Fonte: Mapeamento da Rede e dos Vazios Assistenciais na Saúde Suplementar, da ANS
Vejam dados que apontam a presença de assistências nos municípios da Bahia registrados no mapeamento divulgado pela ANS – os números consideram os Dados do Cadastro Nacional de Estabelecimentos de Saúde (CNES) referentes a outubro de 2023.
- CIRURGIÃO-DENTISTA: 216 municípios (52% das cidades) – 28 regiões (100% das regiões de saúde)
- CLÍNICO GERAL: 144 municípios (25%) – 28 regiões (100%)
- MÉDICO GINECOLOGISTA E OBSTETRA: 117 municípios (28%) – 28 regiões (100%)
- MÉDICO PEDIATRA: 93 municípios (22%) – 27 regiões (96%)
- ESTABELECIMENTOS PARA ATENDIMENTO DE URGÊNCIA: 90 municípios (22%) – 28 regiões (100%)
- ESTABELECIMENTOS COM INTERNAÇÃO: 76 municípios (18% das cidades) – 28 regiões (100% das regiões de saúde)
- CIRURGIÃO-GERAL: 67 municípios (16%) – 27 regiões (96%)
- SERVIÇO DE HEMODIÁLISE: 28 municípios (7%) – 23 regiões (82%)
- SERVIÇO DE QUIMIOTERAPIA: 14 municípios (3%) – 12 regiões (43%)
- SERVIÇO DE RADIOTERAPIA: 5 municípios (1%) – 4 regiões 14%
TELEATENDIMENTO E ENSINO
E a interiorização do atendimento a partir de práticas de teleatendimento também já é foco da academia.

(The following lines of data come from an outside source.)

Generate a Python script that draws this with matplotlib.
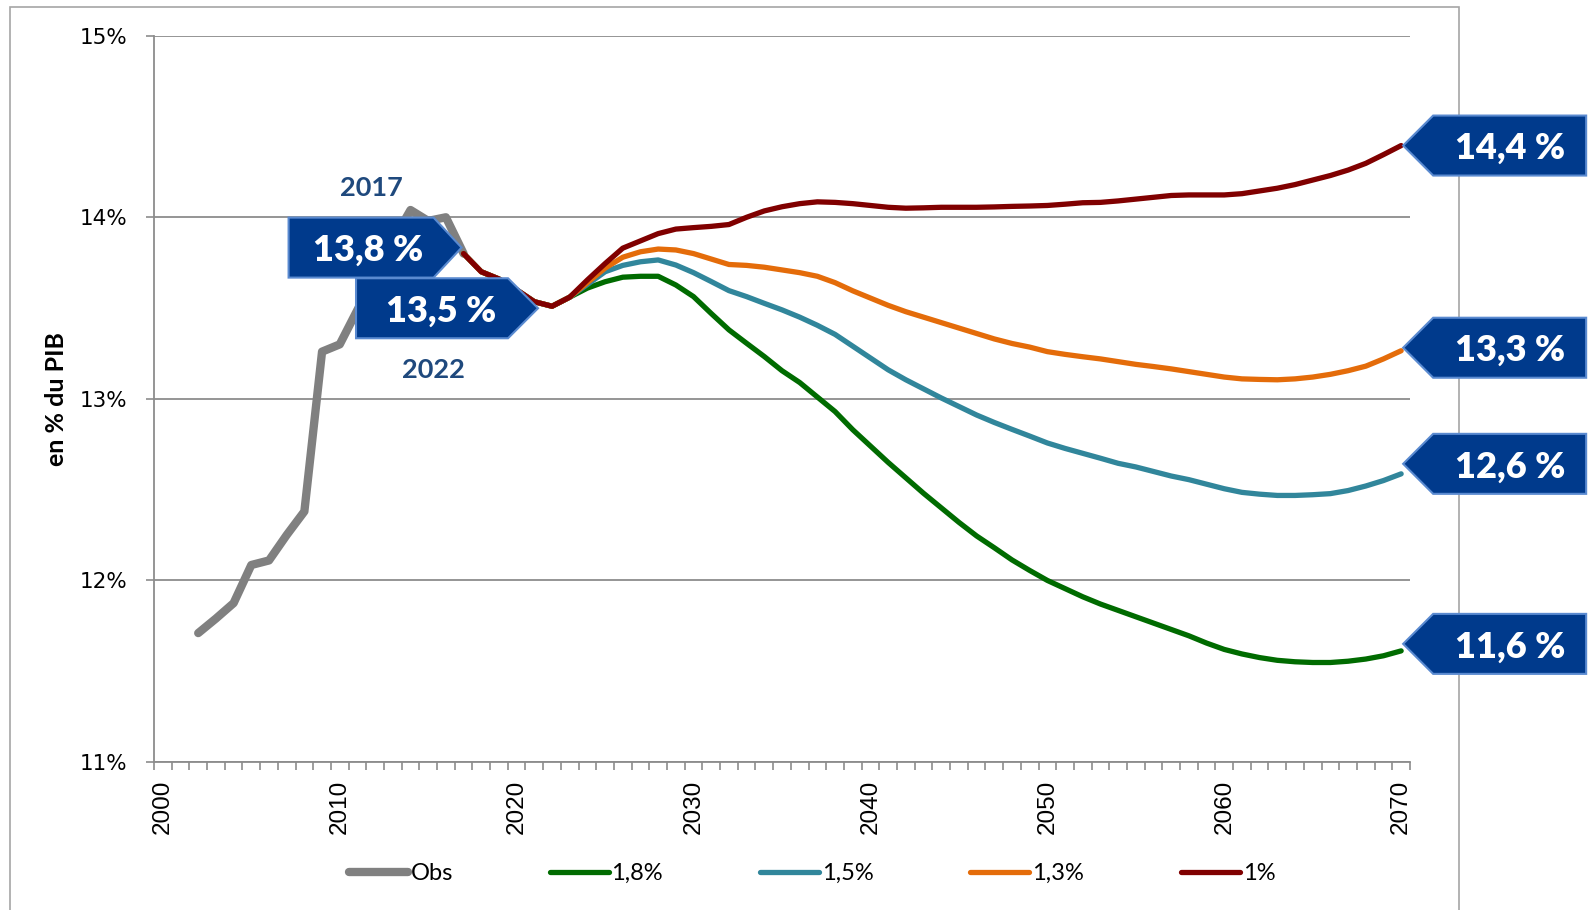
import numpy as np
import matplotlib
matplotlib.use("Agg")
import matplotlib.pyplot as plt
from matplotlib.patches import Polygon, Rectangle
from matplotlib.transforms import IdentityTransform

# observed values, 2002-2017
obs_years = list(range(2002, 2018))
obs = [11.71, 11.79, 11.875, 12.085, 12.11, 12.25, 12.38, 13.26, 13.30, 13.49,
       13.68, 13.87, 14.04, 13.98, 14.00, 13.80]

# projections, 2017-2070
proj_years = list(range(2017, 2071))
s18 = [13.80, 13.70, 13.66, 13.60, 13.535, 13.51, 13.56,
       13.61, 13.645, 13.67, 13.675, 13.675, 13.627, 13.563, 13.47, 13.38,
       13.306, 13.233, 13.155, 13.09, 13.01, 12.93, 12.83, 12.74, 12.65, 12.565,
       12.48, 12.40, 12.32, 12.245, 12.18, 12.113, 12.055, 12.00, 11.955, 11.91,
       11.87, 11.835, 11.80, 11.765, 11.73, 11.695, 11.655, 11.62, 11.595, 11.575,
       11.56, 11.552, 11.548, 11.548, 11.555, 11.567, 11.585, 11.612]
s15 = [13.80, 13.70, 13.66, 13.60, 13.535, 13.51, 13.56,
       13.63, 13.70, 13.735, 13.755, 13.765, 13.737, 13.695, 13.646, 13.596,
       13.563, 13.526, 13.49, 13.45, 13.405, 13.355, 13.29, 13.225, 13.16, 13.105,
       13.055, 13.005, 12.958, 12.911, 12.87, 12.832, 12.795, 12.757, 12.727, 12.70,
       12.673, 12.645, 12.625, 12.60, 12.575, 12.555, 12.53, 12.505, 12.485, 12.475,
       12.468, 12.468, 12.472, 12.478, 12.495, 12.52, 12.55, 12.587]
s13 = [13.80, 13.70, 13.66, 13.60, 13.535, 13.51, 13.56,
       13.64, 13.72, 13.78, 13.81, 13.825, 13.82, 13.80, 13.77, 13.74,
       13.735, 13.725, 13.71, 13.695, 13.675, 13.64, 13.595, 13.555, 13.515, 13.48,
       13.45, 13.42, 13.39, 13.36, 13.33, 13.305, 13.285, 13.26, 13.245, 13.232,
       13.22, 13.205, 13.19, 13.178, 13.165, 13.15, 13.135, 13.12, 13.11, 13.107,
       13.105, 13.11, 13.12, 13.135, 13.155, 13.18, 13.22, 13.265]
s10 = [13.80, 13.70, 13.66, 13.60, 13.535, 13.51, 13.56,
       13.655, 13.745, 13.83, 13.87, 13.91, 13.935, 13.943, 13.95, 13.96,
       14.00, 14.035, 14.058, 14.075, 14.085, 14.082, 14.075, 14.065, 14.055, 14.05,
       14.052, 14.055, 14.055, 14.055, 14.057, 14.06, 14.062, 14.065, 14.072, 14.08,
       14.082, 14.09, 14.10, 14.11, 14.12, 14.123, 14.123, 14.123, 14.13, 14.145,
       14.16, 14.18, 14.205, 14.23, 14.26, 14.297, 14.345, 14.395]

series = [("1,8%", s18, "#006B00"), ("1,5%", s15, "#31869B"),
          ("1,3%", s13, "#E46C0A"), ("1%", s10, "#800000")]

y_ticks = [11, 12, 13, 14, 15]
y_labels = ["11%", "12%", "13%", "14%", "15%"]
x_ticks = list(range(2000, 2071, 10))

BLUE = "#003A8C"
EDGE = "#5A8AD0"
GRID = "#8C8C8C"

fig = plt.figure(figsize=(15.89, 9.10), dpi=100)
W, H = 1589, 910
ax = fig.add_axes([154 / W, 1 - 762 / H, (1410 - 154) / W, (762 - 35.7) / H])

# outer frame of the chart
fig.add_artist(Rectangle((10 / W, -0.02), (1459 - 10) / W, 1.02 - 6.7 / H,
                         transform=fig.transFigure, fill=False, ec="#A6A6A6", lw=1.2))

ax.plot(obs_years, obs, color="#808080", lw=6, solid_capstyle="round",
        solid_joinstyle="round", label="Obs")
for name, vals, col in series:
    ax.plot(proj_years, vals, color=col, lw=3.8, solid_capstyle="round",
            solid_joinstyle="round", label=name)

ax.set_xlim(1999.5, 2070.5)
ax.set_ylim(11, 15)
ax.set_xticks(x_ticks)
ax.set_xticklabels([str(t) for t in x_ticks], family="Liberation Sans")
ax.set_xticks(np.arange(1999.5, 2071, 1), minor=True)
ax.tick_params(axis="x", which="major", length=0, pad=13, labelrotation=90, labelsize=17.5)
ax.tick_params(axis="x", which="minor", length=6, width=1.2, color=GRID, direction="out")
ax.set_yticks(y_ticks)
ax.set_yticklabels(y_labels)
ax.tick_params(axis="y", length=6, width=1.2, color=GRID, pad=13, labelsize=15.5)

ax.yaxis.grid(True, color=GRID, lw=1.3)
ax.set_axisbelow(True)
for s in ["top", "right"]:
    ax.spines[s].set_visible(False)
for s in ["left", "bottom"]:
    ax.spines[s].set_color(GRID)
    ax.spines[s].set_linewidth(1.3)

fig.text(56 / W, 1 - 399 / H, "en % du PIB", rotation=90, ha="center", va="center",
         fontsize=18, fontweight="bold", family="Lato")

fig.legend(loc="center", bbox_to_anchor=(812 / W, 1 - 873.6 / H), ncol=5,
           frameon=False, handlelength=2.5, handletextpad=0.12, columnspacing=4.1,
           prop={"family": "Lato", "size": 17})


def callout(x, y, text, pointing, dx, dy, body, head, text_dx):
    px, py = ax.transData.transform((x, y))
    tx, ty = px + dx, py + dy
    h = 30
    s = -1 if pointing == "right" else 1
    pts = [(tx, ty), (tx + s * head, ty + h), (tx + s * (head + body), ty + h),
           (tx + s * (head + body), ty - h), (tx + s * head, ty - h)]
    fig.add_artist(Polygon(pts, closed=True, transform=IdentityTransform(),
                           fc=BLUE, ec=EDGE, lw=1.5))
    fig.add_artist(plt.Text(tx + text_dx, ty, text, transform=IdentityTransform(),
                            ha="center", va="center_baseline", color="white",
                            fontsize=26, fontweight="heavy", family="Lato"))


callout(2017, obs[-1], "13,8 %", "right", -2, 6, 145, 28, -93)
callout(2022, s10[5], "13,5 %", "right", -14, -2, 152, 30, -97)
callout(2070, s10[-1], "14,4 %", "left", 2, 0, 153, 30, 107)
callout(2070, s13[-1], "13,3 %", "left", 2, 3, 153, 30, 107)
callout(2070, s15[-1], "12,6 %", "left", 2, 10, 153, 30, 107)
callout(2070, s18[-1], "11,6 %", "left", 2, 7, 153, 30, 107)

ax.annotate("2017", xy=(2017, obs[-1]), xytext=(-92, 66), textcoords="offset pixels",
            ha="center", va="center", color="#1F497D", fontsize=19.5,
            fontweight="bold", family="Lato")
ax.annotate("2022", xy=(2022, s10[5]), xytext=(-119, -64), textcoords="offset pixels",
            ha="center", va="center", color="#1F497D", fontsize=19.5,
            fontweight="bold", family="Lato")

fig.savefig("out.png", dpi=100)
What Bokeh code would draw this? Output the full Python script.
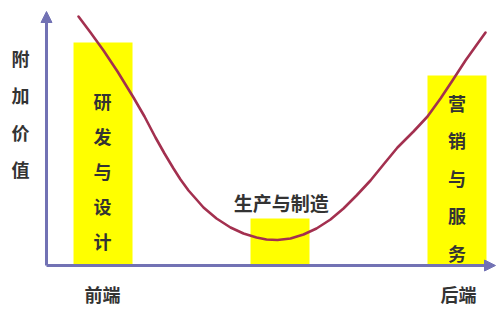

O Grupo Afya, por exemplo, conseguiu levar especialidades como neuropediatria e psiquiatria voltada para crianças e adolescentes à cidade de Abaetetuba, a 125 km da capital paraense, Belém. “A gente sabe que o número de profissionais com essas especialidades é muito reduzido, então nós tentamos agregar esses profissionais com a telemedicina, com atendimento de Belém ou até de outros estados”, apontou Fagner Carvalho, professor e coordenador na Afya Faculdade de Ciências Médicas de Abaetetuba.
Carvalho reforçou ainda que, mesmo com o atendimento à distância, há sempre um médico generalista presente ao lado do paciente, tanto para suporte de informações quanto para humanizar o atendimento e esclarecer dúvidas. “O olhar do especialista ajuda nos diagnósticos diferenciais, para dar a conduta adequada, e o médico que está com o paciente dá esse suporte, inclusive em relação a prescrições de receitas”, completou.